WRITTEN PROBLEM: Copy exactly the lines from the beginning of the data down to and including the line holding "6.5], color=grid, lw=1.4, transform=trans, clip_on=False)", without any pictures.

## Begin GIVEN RECORDS

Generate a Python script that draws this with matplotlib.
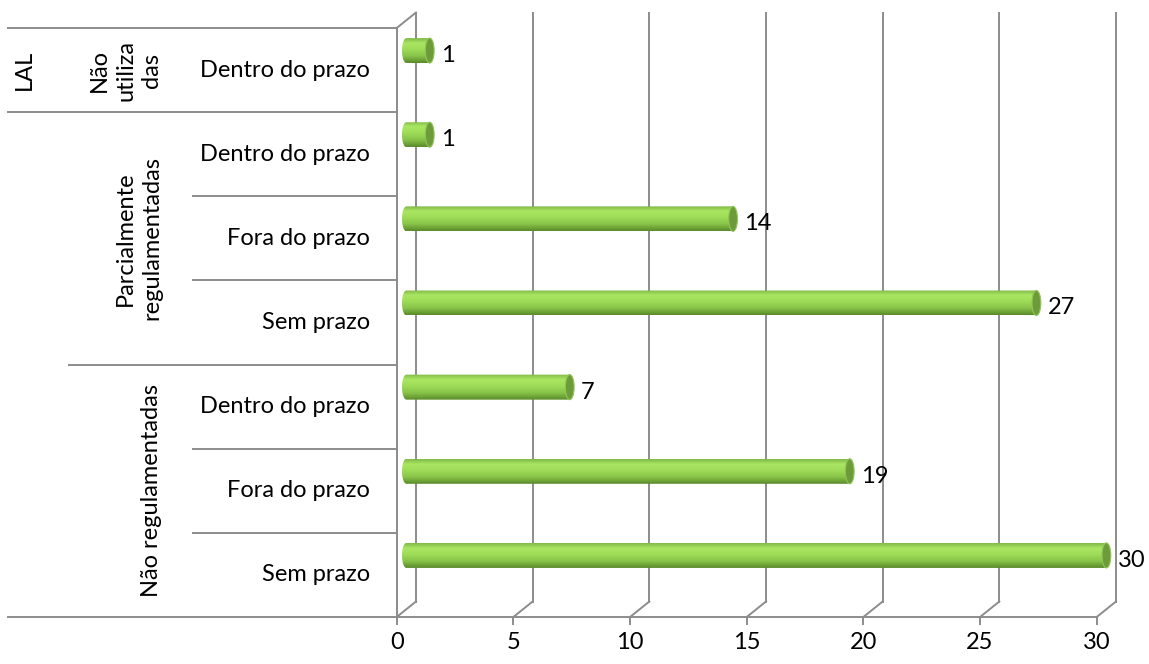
import numpy as np
import matplotlib
matplotlib.use("Agg")
import matplotlib.pyplot as plt
from matplotlib.transforms import blended_transform_factory
from matplotlib.patches import Ellipse, PathPatch
from matplotlib.path import Path
from matplotlib.colors import LinearSegmentedColormap

plt.rcParams['font.family'] = ['Lato', 'DejaVu Sans']

# rows listed bottom to top
labels = ["Sem prazo", "Fora do prazo", "Dentro do prazo",
          "Sem prazo", "Fora do prazo", "Dentro do prazo",
          "Dentro do prazo"]
values = [30, 19, 7, 27, 14, 1, 1]
groups = ["Não regulamentadas", "Parcialmente\nregulamentadas", "Não\nutiliza\ndas"]
group_rows = [(0, 2), (3, 5), (6, 6)]
outer = ["", "LAL"]
outer_rows = [(0, 5), (6, 6)]
xticks = [0, 5, 10, 15, 20, 25, 30]

W, H = 1149, 664
fs = 17
grid = '#8c8c8c'

fig = plt.figure(figsize=(W / 100, H / 100), dpi=100)
ax = fig.add_axes([396.7 / W, 47 / H, 700 / W, 589 / H])
ax.set_xlim(0, 30)
ax.set_ylim(-0.5, 6.5)
for s in ax.spines.values():
    s.set_visible(False)
ax.set_yticks([])
ax.set_xticks(xticks)
ax.tick_params(axis='x', length=5.8, width=1.4, color=grid, pad=5, labelsize=fs)

# pixel -> data conversions
px_x = 30 / 700
px_y = 7 / 589
ddx, ddy = 19.3 * px_x, 15.5 * px_y   # depth of the 3d box

# back wall and floor
for t in xticks:
    ax.plot([t + ddx, t + ddx], [-0.5 + ddy, 6.5 + ddy], color=grid, lw=1.4, clip_on=False, zorder=1)
    ax.plot([t, t + ddx], [-0.5, -0.5 + ddy], color=grid, lw=1.4, clip_on=False, zorder=1)
ax.plot([0, ddx], [6.5, 6.5 + ddy], color=grid, lw=1.4, clip_on=False, zorder=1)

# front axis and table lines
trans = blended_transform_factory(ax.transAxes, ax.transData)
ax.plot([0, 0], [-0.5, 6.5], color=grid, lw=1.4, clip_on=False, zorder=1)
ax.plot([-0.555, 1.0], [-0.5, -0.5], color=grid, lw=1.4, transform=trans, clip_on=False, zorder=1)
for b in np.arange(0.5, 6.5, 1.0):
    left = -0.291
    if b == 2.5:
        left = -0.468
    if b == 5.5:
        left = -0.555
    ax.plot([left, 0], [b, b], color=grid, lw=1.4, transform=trans, clip_on=False)
ax.plot([-0.555, 0], [6.5, 6.5], color=grid, lw=1.4, transform=trans, clip_on=False)

# cylinders
cmap = LinearSegmentedColormap.from_list('cyl', [(0, '#80b947'), (0.2, '#aae662'), (0.45, '#9edc58'),
                                                  (0.72, '#88c449'), (1, '#5a8a2b')])
grad = np.linspace(0, 1, 64).reshape(-1, 1)
bx = 9.7 * px_x
shift = 19.5 * px_y
h = 12.5 * px_y
a = 4.4 * px_x
theta = np.linspace(1.5 * np.pi, 0.5 * np.pi, 30)
for i, v in enumerate(values):
    yc = i + shift
    x1 = bx + v
    verts = [(bx, yc + h), (x1, yc + h), (x1, yc - h), (bx, yc - h)]
    verts += list(zip(bx + a * np.cos(theta), yc + h * np.sin(theta)))
    verts.append((bx, yc + h))
    path = Path(verts, closed=True)
    patch = PathPatch(path, facecolor='none', edgecolor='none', transform=ax.transData, clip_on=False)
    ax.add_patch(patch)
    im = ax.imshow(grad, extent=(bx - a, x1, yc - h, yc + h), origin='upper', aspect='auto',
                   cmap=cmap, zorder=3, interpolation='bilinear')
    im.set_clip_box(fig.bbox)
    im.set_clip_path(patch)
    ax.add_patch(Ellipse((x1, yc), 2 * a, 2 * h, facecolor='#6e9b3a', edgecolor='#8fc656',
                         lw=0.8, zorder=4, clip_on=False))
    ax.annotate(str(v), xy=(x1 + a, yc), xytext=(7, -5), textcoords='offset pixels',
                va='center', ha='left', fontsize=fs, annotation_clip=False)

ax.set_xlim(0, 30)
ax.set_ylim(-0.5, 6.5)

# category labels
for i, lab in enumerate(labels):
    ax.text(-26.7 / 700, i, lab, ha='right', va='center', fontsize=fs, transform=trans)
for g, (r0, r1) in zip(groups, group_rows):
    ax.text(-0.335, (r0 + r1) / 2, g, rotation=90, ha='right', va='center',
            multialignment='center', fontsize=fs, transform=trans, linespacing=1.3)
for g, (r0, r1) in zip(outer, outer_rows):
    if g:
        ax.text(-0.517, (r0 + r1) / 2, g, rotation=90, ha='right', va='center',
                fontsize=fs, transform=trans)

fig.savefig('out.png', dpi=100)
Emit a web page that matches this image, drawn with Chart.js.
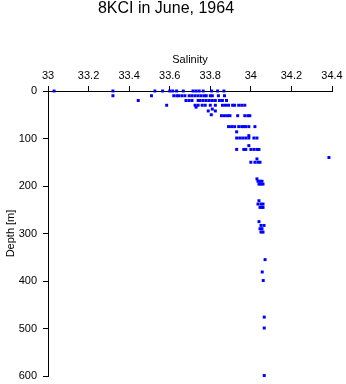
<!DOCTYPE html>
<html>
<head>
<meta charset="utf-8">
<script src="https://cdn.jsdelivr.net/npm/chart.js@4"></script>
<style>
  body { margin: 0; background: #fff; }
  #wrap { width: 346px; height: 384px; }
</style>
</head>
<body>
<div id="wrap"><canvas id="profile-chart"></canvas></div>
<script>
const TITLE = "8KCI in June, 1964";
const X_LABEL = "Salinity";
const Y_LABEL = "Depth [m]";

// Salinity ticks and depth ticks.
const salinityTicks = [33, 33.2, 33.4, 33.6, 33.8, 34, 34.2, 34.4];
const depthTicks = [0, 100, 200, 300, 400, 500, 600];

// Samples, row by row (depth in m, salinity).
const depths = [
    0, 0, 0, 0, 0, 0, 0, 0, 0, 0, 0, 0, 0, 0, 0,
    10, 10, 10, 10, 10, 10, 10, 10, 10, 10, 10, 10, 10, 10, 10, 10, 10, 10,
    20, 20, 20, 20, 20, 20, 20, 20, 20, 20, 20, 20, 20, 20,
    30, 30, 30, 30, 30, 30, 30, 30, 30, 30, 30, 30, 30, 30, 30, 34,
    38, 42, 42, 50,
    52, 52, 52, 52, 52, 52, 52, 52,
    75, 75, 75, 75, 75, 75, 75, 75, 75,
    86, 94,
    99, 99, 99, 99, 99, 99, 99,
    115,
    123, 123, 123, 123, 123, 123, 123,
    140, 143,
    150, 150, 150, 150,
    185, 190, 190, 190, 196, 196, 196,
    231, 238, 238, 238, 245, 245, 245,
    275, 283, 283, 290, 290, 297, 297,
    355, 381, 399, 476, 499, 599
];
const salinity = [
    33.03, 33.32, 33.527, 33.565, 33.6, 33.615, 33.634, 33.667, 33.715, 33.73, 33.745, 33.765, 33.807, 33.836, 33.867,
    33.32, 33.51, 33.62, 33.635, 33.645, 33.66, 33.675, 33.696, 33.71, 33.725, 33.74, 33.755, 33.77, 33.78, 33.8, 33.81, 33.84, 33.87,
    33.445, 33.68, 33.695, 33.71, 33.74, 33.75, 33.765, 33.78, 33.795, 33.81, 33.825, 33.845, 33.86, 33.88,
    33.585, 33.725, 33.74, 33.76, 33.775, 33.8, 33.825, 33.86, 33.875, 33.89, 33.91, 33.92, 33.94, 33.955, 33.97, 33.73,
    33.81, 33.79, 33.825, 33.805,
    33.855, 33.87, 33.885, 33.897, 33.935, 33.97, 33.985, 33.995,
    33.89, 33.905, 33.92, 33.94, 33.955, 33.965, 33.975, 33.99, 34.02,
    33.93, 33.99,
    33.93, 33.945, 33.96, 33.975, 33.99, 34.015, 34.03,
    33.99,
    33.93, 33.965, 33.975, 34.0, 34.015, 34.03, 34.04,
    34.385, 34.03,
    34.0, 34.02, 34.035, 34.045,
    34.03, 34.035, 34.045, 34.055, 34.04, 34.05, 34.06,
    34.04, 34.035, 34.05, 34.06, 34.045, 34.055, 34.06,
    34.04, 34.05, 34.065, 34.045, 34.055, 34.05, 34.06,
    34.07, 34.056, 34.061, 34.066, 34.066, 34.066
];

const FONT = "'Liberation Sans', Arial, sans-serif";

function PointsFrom(xs, ys) {
    // Pair up salinity and depth values as scatter points.
    return xs.map(function (x, i) { return { x: x, y: ys[i] }; });
}

new Chart(document.getElementById("profile-chart"), {
    type: "scatter",
    data: {
        datasets: [{
            data: PointsFrom(salinity, depths),
            clip: false,
            pointStyle: "rect",
            pointRadius: 2.1,
            pointBorderWidth: 0,
            pointBackgroundColor: "#0000ff",
            pointBorderColor: "#0000ff"
        }]
    },
    options: {
        responsive: true,
        maintainAspectRatio: false,
        animation: false,
        events: [],
        layout: { padding: { left: 0, right: 14, top: 0, bottom: 0 } },
        plugins: {
            legend: { display: false },
            tooltip: { enabled: false },
            title: {
                display: true,
                text: TITLE,
                color: "#000",
                font: { family: FONT, size: 16, weight: "normal", lineHeight: 1 },
                padding: { top: 1, bottom: 27 }
            }
        },
        scales: {
            x: {
                type: "linear",
                position: "top",
                min: 33,
                max: 34.4,
                afterBuildTicks: function (axis) {
                    axis.ticks = salinityTicks.map(function (v) { return { value: v }; });
                },
                afterFit: function (axis) { axis.height = 47; },
                ticks: {
                    color: "#000",
                    font: { family: FONT, size: 11 },
                    padding: 3,
                    maxRotation: 0,
                    callback: function (v) { return String(v); }
                },
                grid: { display: true, drawOnChartArea: false, drawTicks: true, tickLength: 5, color: "#000" },
                border: { display: true, color: "#000", width: 1 },
                title: {
                    display: true,
                    text: X_LABEL,
                    color: "#000",
                    font: { family: FONT, size: 11 },
                    padding: { top: 9, bottom: 0 }
                }
            },
            y: {
                type: "linear",
                reverse: true,
                min: 0,
                max: 600,
                afterBuildTicks: function (axis) {
                    axis.ticks = depthTicks.map(function (v) { return { value: v }; });
                },
                afterFit: function (axis) {
                    axis.width = 48;
                    axis.paddingBottom = 8;
                },
                ticks: {
                    color: "#000",
                    font: { family: FONT, size: 11 },
                    padding: 6
                },
                grid: { display: true, drawOnChartArea: false, drawTicks: true, tickLength: 5, color: "#000" },
                border: { display: true, color: "#000", width: 1 },
                title: {
                    display: true,
                    text: Y_LABEL,
                    color: "#000",
                    font: { family: FONT, size: 11 },
                    padding: { top: 4, bottom: 0 }
                }
            }
        }
    }
});
</script>
</body>
</html>
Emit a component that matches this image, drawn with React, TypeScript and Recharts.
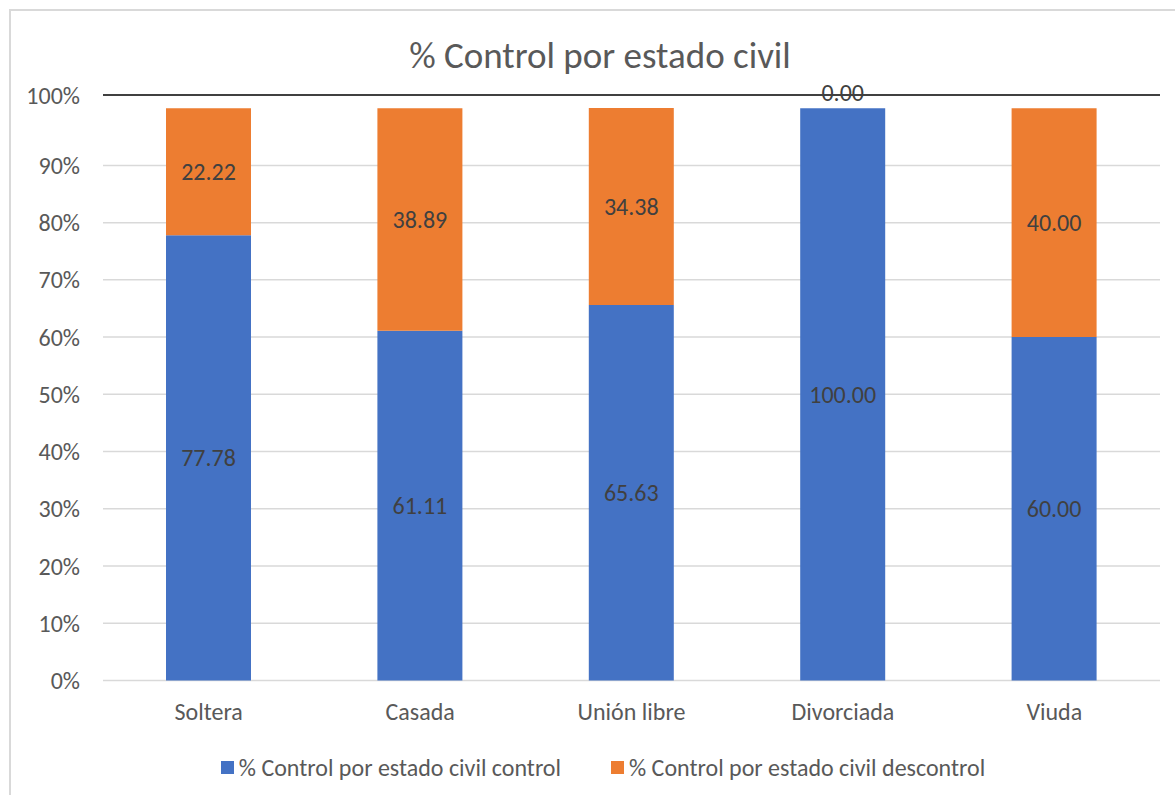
import React from 'react'
import {
  BarChart, Bar, XAxis, YAxis, CartesianGrid, Legend, LabelList, ReferenceLine,
} from 'recharts'

const categories = ['Soltera', 'Casada', 'Unión libre', 'Divorciada', 'Viuda']
const controlValues = [77.78, 61.11, 65.63, 100.0, 60.0]
const descontrolValues = [22.22, 38.89, 34.38, 0.0, 40.0]
const yTicks = [0, 10, 20, 30, 40, 50, 60, 70, 80, 90, 102.3]

const seriesNames = {
  control: '% Control por estado civil control',
  descontrol: '% Control por estado civil descontrol',
}

const data = categories.map((name, i) => ({
  name,
  control: controlValues[i],
  descontrol: descontrolValues[i],
}))

const FONT = 'Calibri, Carlito, "Open Sans", sans-serif'
const BLUE = '#4472C4'
const ORANGE = '#ED7D31'

function yFmt(v: number) {
  if (v > 100) return '100%'
  return `${v}%`
}

function SegmentLabel(props: any) {
  const { x, y, width, height, value } = props
  if (value === undefined || value === null) return null
  return (
    <text x={x + width / 2} y={y + height / 2} dy="0.35em" textAnchor="middle" fill="#404040" fontSize={24} fontFamily={FONT}>
      {Number(value).toFixed(2)}
    </text>
  )
}

// zero-height segments are not drawn, so their label goes above the stack
function ZeroTopLabel(props: any) {
  const { x, y, width, value } = props
  if (value !== 0) return null
  return (
    <text x={x + width / 2} y={y - 16} dy="0.35em" textAnchor="middle" fill="#404040" fontSize={24} fontFamily={FONT}>
      {Number(value).toFixed(2)}
    </text>
  )
}

function CustomLegend() {
  const items = [
    { label: seriesNames.control, color: BLUE },
    { label: seriesNames.descontrol, color: ORANGE },
  ]
  return (
    <div style={{ display: 'flex', justifyContent: 'center', gap: 50, paddingLeft: 31, fontFamily: FONT, fontSize: 24, color: '#595959', height: 30, alignItems: 'center' }}>
      {items.map(it => (
        <span key={it.label} style={{ display: 'flex', alignItems: 'center', gap: 5 }}>
          <span style={{ width: 13, height: 13, background: it.color, display: 'inline-block' }} />
          {it.label}
        </span>
      ))}
    </div>
  )
}

export default function App() {
  return (
    <div style={{ position: 'absolute', left: 0, top: 0, width: 1175, height: 795, background: '#fff', overflow: 'hidden' }}>
      <div style={{ position: 'absolute', left: 9, top: 9, right: -5, bottom: -5, borderTop: '2px solid #d9d9d9', borderLeft: '2px solid #d9d9d9' }} />
      <div style={{ position: 'absolute', left: 0, top: 33, width: 1200, textAlign: 'center', fontFamily: FONT, fontSize: 37, color: '#595959' }}>
        % Control por estado civil
      </div>
      <div style={{ position: 'absolute', left: 0, top: 0 }}>
        <BarChart
          width={1175}
          height={795}
          data={data}
          margin={{ top: 95, right: 15, bottom: 34.5, left: 0 }}
          barSize={85}
        >
          <CartesianGrid vertical={false} stroke="#d9d9d9" strokeWidth={1.5} />
          <XAxis
            dataKey="name"
            axisLine={false}
            tickLine={false}
            height={50}
            tickSize={0}
            tickMargin={22}
            tick={{ fill: '#595959', fontSize: 24, fontFamily: FONT }}
          />
          <YAxis
            domain={[0, 102.3]}
            ticks={yTicks}
            tickFormatter={yFmt}
            axisLine={false}
            tickLine={false}
            tickSize={0}
            tickMargin={23}
            width={103}
            tick={{ fill: '#595959', fontSize: 24, fontFamily: FONT }}
            interval={0}
          />
          <ReferenceLine y={102.3} stroke="#404040" strokeWidth={2} />
          <Legend
            verticalAlign="bottom"
            content={<CustomLegend />}
            wrapperStyle={{ bottom: 13, left: 0, width: 1175, height: 30 }}
          />
          <Bar dataKey="control" name={seriesNames.control} stackId="a" fill={BLUE} isAnimationActive={false}>
            <LabelList dataKey="control" content={<SegmentLabel />} />
            <LabelList dataKey="descontrol" content={<ZeroTopLabel />} />
          </Bar>
          <Bar dataKey="descontrol" name={seriesNames.descontrol} stackId="a" fill={ORANGE} isAnimationActive={false}>
            <LabelList dataKey="descontrol" content={<SegmentLabel />} />
          </Bar>
        </BarChart>
      </div>
    </div>
  )
}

## End GIVEN RECORDS

RESULT OF THIS TASK:
Generate a Python script that draws this with matplotlib.
import numpy as np
import matplotlib
matplotlib.use("Agg")
import matplotlib.pyplot as plt
from matplotlib.transforms import blended_transform_factory
from matplotlib.patches import Ellipse, PathPatch
from matplotlib.path import Path
from matplotlib.colors import LinearSegmentedColormap

plt.rcParams['font.family'] = ['Lato', 'DejaVu Sans']

# rows listed bottom to top
labels = ["Sem prazo", "Fora do prazo", "Dentro do prazo",
          "Sem prazo", "Fora do prazo", "Dentro do prazo",
          "Dentro do prazo"]
values = [30, 19, 7, 27, 14, 1, 1]
groups = ["Não regulamentadas", "Parcialmente\nregulamentadas", "Não\nutiliza\ndas"]
group_rows = [(0, 2), (3, 5), (6, 6)]
outer = ["", "LAL"]
outer_rows = [(0, 5), (6, 6)]
xticks = [0, 5, 10, 15, 20, 25, 30]

W, H = 1149, 664
fs = 17
grid = '#8c8c8c'

fig = plt.figure(figsize=(W / 100, H / 100), dpi=100)
ax = fig.add_axes([396.7 / W, 47 / H, 700 / W, 589 / H])
ax.set_xlim(0, 30)
ax.set_ylim(-0.5, 6.5)
for s in ax.spines.values():
    s.set_visible(False)
ax.set_yticks([])
ax.set_xticks(xticks)
ax.tick_params(axis='x', length=5.8, width=1.4, color=grid, pad=5, labelsize=fs)

# pixel -> data conversions
px_x = 30 / 700
px_y = 7 / 589
ddx, ddy = 19.3 * px_x, 15.5 * px_y   # depth of the 3d box

# back wall and floor
for t in xticks:
    ax.plot([t + ddx, t + ddx], [-0.5 + ddy, 6.5 + ddy], color=grid, lw=1.4, clip_on=False, zorder=1)
    ax.plot([t, t + ddx], [-0.5, -0.5 + ddy], color=grid, lw=1.4, clip_on=False, zorder=1)
ax.plot([0, ddx], [6.5, 6.5 + ddy], color=grid, lw=1.4, clip_on=False, zorder=1)

# front axis and table lines
trans = blended_transform_factory(ax.transAxes, ax.transData)
ax.plot([0, 0], [-0.5, 6.5], color=grid, lw=1.4, clip_on=False, zorder=1)
ax.plot([-0.555, 1.0], [-0.5, -0.5], color=grid, lw=1.4, transform=trans, clip_on=False, zorder=1)
for b in np.arange(0.5, 6.5, 1.0):
    left = -0.291
    if b == 2.5:
        left = -0.468
    if b == 5.5:
        left = -0.555
    ax.plot([left, 0], [b, b], color=grid, lw=1.4, transform=trans, clip_on=False)
ax.plot([-0.555, 0], [6.5, 6.5], color=grid, lw=1.4, transform=trans, clip_on=False)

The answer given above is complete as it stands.